The listing below should be printed exactly, every line of it. Skip the pictures.

[START RAW DATA]

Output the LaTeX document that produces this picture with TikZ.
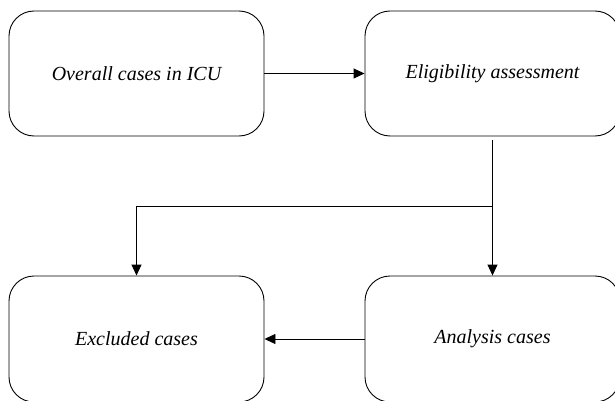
\documentclass[tikz,border=0pt]{standalone}
\usepackage{fontspec}
\setmainfont{Liberation Serif}
\usetikzlibrary{arrows.meta}
\begin{document}
\begin{tikzpicture}[x=1pt, y=1pt,
  casebox/.style={draw, rounded corners=25pt, minimum width=255pt, minimum height=125pt, line width=0.9pt, font=\fontsize{20}{23}\selectfont\itshape},
  flow/.style={-{Triangle[length=11pt,width=10pt]}, line width=0.9pt}]
\useasboundingbox (0,0) rectangle (615,400);
\clip (0,0) rectangle (615,400);

	%caixas
	\node[casebox] (overall) at (136.5, 326.5) {Overall cases in ICU};
	\node[casebox] (elig) at (492.5, 326.5) {Eligibility assessment};
	\node[casebox, minimum height=126pt] (excluded) at (136.5, 61) {Excluded cases};
	\node[casebox, minimum height=126pt] (analysis) at (492.5, 61) {Analysis cases};

	%setas
	\draw[flow] (overall) -- (elig);
	\coordinate (split) at (492.5, 194);
	\draw[line width=0.9pt, shorten <=4pt] (elig.south) -- (split);
	\draw[flow] (split) -- (analysis.north);
	\draw[flow] (split) -| (excluded.north);
	\draw[flow] (analysis) -- (excluded);
\end{tikzpicture}
\end{document}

[END RAW DATA]

[OUTPUT]:
Output the LaTeX document that produces this picture with TikZ.
\documentclass[tikz,border=0pt]{standalone}
\usepackage{fontspec}
\setmainfont{Liberation Serif}
\usetikzlibrary{arrows.meta}
\begin{document}
\begin{tikzpicture}[x=1pt, y=1pt,
  casebox/.style={draw, rounded corners=25pt, minimum width=255pt, minimum height=125pt, line width=0.9pt, font=\fontsize{20}{23}\selectfont\itshape},
  flow/.style={-{Triangle[length=11pt,width=10pt]}, line width=0.9pt}]
\useasboundingbox (0,0) rectangle (615,400);
\clip (0,0) rectangle (615,400);

	%caixas
	\node[casebox] (overall) at (136.5, 326.5) {Overall cases in ICU};
	\node[casebox] (elig) at (492.5, 326.5) {Eligibility assessment};
	\node[casebox, minimum height=126pt] (excluded) at (136.5, 61) {Excluded cases};
	\node[casebox, minimum height=126pt] (analysis) at (492.5, 61) {Analysis cases};

	%setas
	\draw[flow] (overall) -- (elig);
	\coordinate (split) at (492.5, 194);
	\draw[line width=0.9pt, shorten <=4pt] (elig.south) -- (split);
	\draw[flow] (split) -- (analysis.north);
	\draw[flow] (split) -| (excluded.north);
	\draw[flow] (analysis) -- (excluded);
\end{tikzpicture}
\end{document}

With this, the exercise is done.